GIVEN EXERCISE:
Skip every picture and transcribe the remaining material exactly.

RECORDED INFORMATION:
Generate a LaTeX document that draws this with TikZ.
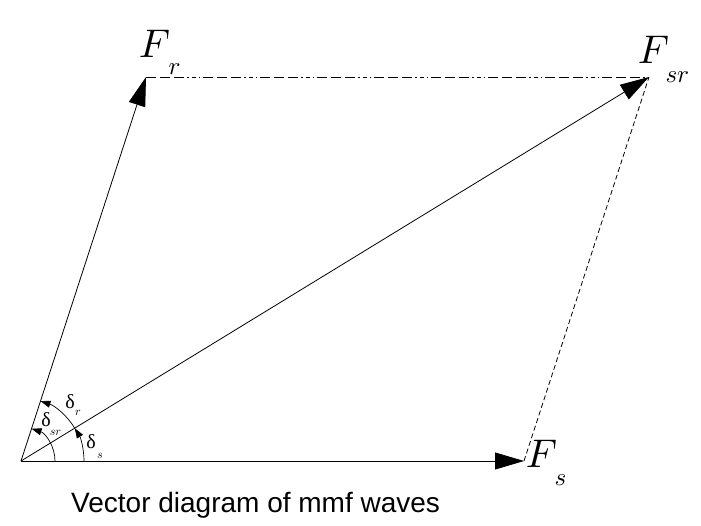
\documentclass[tikz,border=0pt]{standalone}
\usepackage{fontspec}
\newfontfamily\capfont{Liberation Sans}
\newfontfamily\grkfont{Liberation Serif}
\usetikzlibrary{arrows.meta,calc}
\begin{document}
\begin{tikzpicture}[x=1pt,y=1pt,
  vec/.style={line width=0.8pt,-{Triangle[length=29pt,width=17pt]}},
  arcarrow/.style={line width=0.7pt,-{Triangle[length=10pt,width=7pt]}},
  dashdotline/.style={line width=0.8pt,dash pattern=on 10pt off 4pt on 10pt off 4pt on 10pt off 3pt on 1.5pt off 3pt on 4pt off 3pt on 1.5pt off 3pt},
  dashline/.style={line width=0.8pt,dash pattern=on 5pt off 3pt},
  bigF/.style={inner sep=0pt,anchor=base west,font=\fontsize{10}{10}\selectfont,scale=4},
  bigsub/.style={inner sep=0pt,anchor=base west,font=\fontsize{10}{10}\selectfont,scale=2.5},
  dlab/.style={inner sep=0pt,font=\grkfont\fontsize{20}{20}\selectfont},
  dsub/.style={inner sep=0pt,font=\fontsize{10}{10}\selectfont,scale=1.2},
  caption/.style={inner sep=0pt,anchor=base west,font=\capfont\fontsize{28}{28}\selectfont}]
\useasboundingbox (0,0) rectangle (701,525);
\coordinate (O) at (21,64);
\coordinate (Fs) at (524,64);
\coordinate (Fr) at (146,448);
\coordinate (Fsr) at (649,448);
% dashed construction lines
\draw[dashdotline] (Fr) -- (Fsr);
\draw[dashline] (Fs) -- (Fsr);
% vectors
\draw[vec] (O) -- (Fs);
\draw[vec] (O) -- (Fr);
\draw[vec] (O) -- (Fsr);
% angle arcs
\draw[arcarrow] ($(O)+(34pt,0)$) arc[start angle=0,end angle=71.97,radius=34pt];
\draw[arcarrow] ($(O)+(63pt,0)$) arc[start angle=0,end angle=31.45,radius=63pt];
\draw[arcarrow] ($(O)+(31.45:63pt)$) arc[start angle=31.45,end angle=71.97,radius=63pt];
% labels
\node[bigF] (lFr) at (138,467) {$F$};
\node[bigsub] (lFrs) at (168,450) {$r$};
\node[bigF] (lFsr) at (637,461) {$F$};
\node[bigsub] (lFsrs) at (665,442) {$sr$};
\node[bigF] (lFs) at (525,58) {$F$};
\node[bigsub] (lFss) at (554,40) {$s$};
\node[dlab] (dsr) at (46,105) {δ};
\node[dsub] (dsrs) at (55.5,92) {$sr$};
\node[dlab] (dr) at (70,123) {δ};
\node[dsub] (drs) at (78,112) {$r$};
\node[dlab] (ds) at (91,83) {δ};
\node[dsub] (dss) at (100,69) {$s$};
\node[caption] (cap) at (71,13) {Vector diagram of mmf waves};
\end{tikzpicture}
\end{document}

SOLUTION:
Generate a LaTeX document that draws this with TikZ.
\documentclass[tikz,border=0pt]{standalone}
\usepackage{fontspec}
\newfontfamily\capfont{Liberation Sans}
\newfontfamily\grkfont{Liberation Serif}
\usetikzlibrary{arrows.meta,calc}
\begin{document}
\begin{tikzpicture}[x=1pt,y=1pt,
  vec/.style={line width=0.8pt,-{Triangle[length=29pt,width=17pt]}},
  arcarrow/.style={line width=0.7pt,-{Triangle[length=10pt,width=7pt]}},
  dashdotline/.style={line width=0.8pt,dash pattern=on 10pt off 4pt on 10pt off 4pt on 10pt off 3pt on 1.5pt off 3pt on 4pt off 3pt on 1.5pt off 3pt},
  dashline/.style={line width=0.8pt,dash pattern=on 5pt off 3pt},
  bigF/.style={inner sep=0pt,anchor=base west,font=\fontsize{10}{10}\selectfont,scale=4},
  bigsub/.style={inner sep=0pt,anchor=base west,font=\fontsize{10}{10}\selectfont,scale=2.5},
  dlab/.style={inner sep=0pt,font=\grkfont\fontsize{20}{20}\selectfont},
  dsub/.style={inner sep=0pt,font=\fontsize{10}{10}\selectfont,scale=1.2},
  caption/.style={inner sep=0pt,anchor=base west,font=\capfont\fontsize{28}{28}\selectfont}]
\useasboundingbox (0,0) rectangle (701,525);
\coordinate (O) at (21,64);
\coordinate (Fs) at (524,64);
\coordinate (Fr) at (146,448);
\coordinate (Fsr) at (649,448);
% dashed construction lines
\draw[dashdotline] (Fr) -- (Fsr);
\draw[dashline] (Fs) -- (Fsr);
% vectors
\draw[vec] (O) -- (Fs);
\draw[vec] (O) -- (Fr);
\draw[vec] (O) -- (Fsr);
% angle arcs
\draw[arcarrow] ($(O)+(34pt,0)$) arc[start angle=0,end angle=71.97,radius=34pt];
\draw[arcarrow] ($(O)+(63pt,0)$) arc[start angle=0,end angle=31.45,radius=63pt];
\draw[arcarrow] ($(O)+(31.45:63pt)$) arc[start angle=31.45,end angle=71.97,radius=63pt];
% labels
\node[bigF] (lFr) at (138,467) {$F$};
\node[bigsub] (lFrs) at (168,450) {$r$};
\node[bigF] (lFsr) at (637,461) {$F$};
\node[bigsub] (lFsrs) at (665,442) {$sr$};
\node[bigF] (lFs) at (525,58) {$F$};
\node[bigsub] (lFss) at (554,40) {$s$};
\node[dlab] (dsr) at (46,105) {δ};
\node[dsub] (dsrs) at (55.5,92) {$sr$};
\node[dlab] (dr) at (70,123) {δ};
\node[dsub] (drs) at (78,112) {$r$};
\node[dlab] (ds) at (91,83) {δ};
\node[dsub] (dss) at (100,69) {$s$};
\node[caption] (cap) at (71,13) {Vector diagram of mmf waves};
\end{tikzpicture}
\end{document}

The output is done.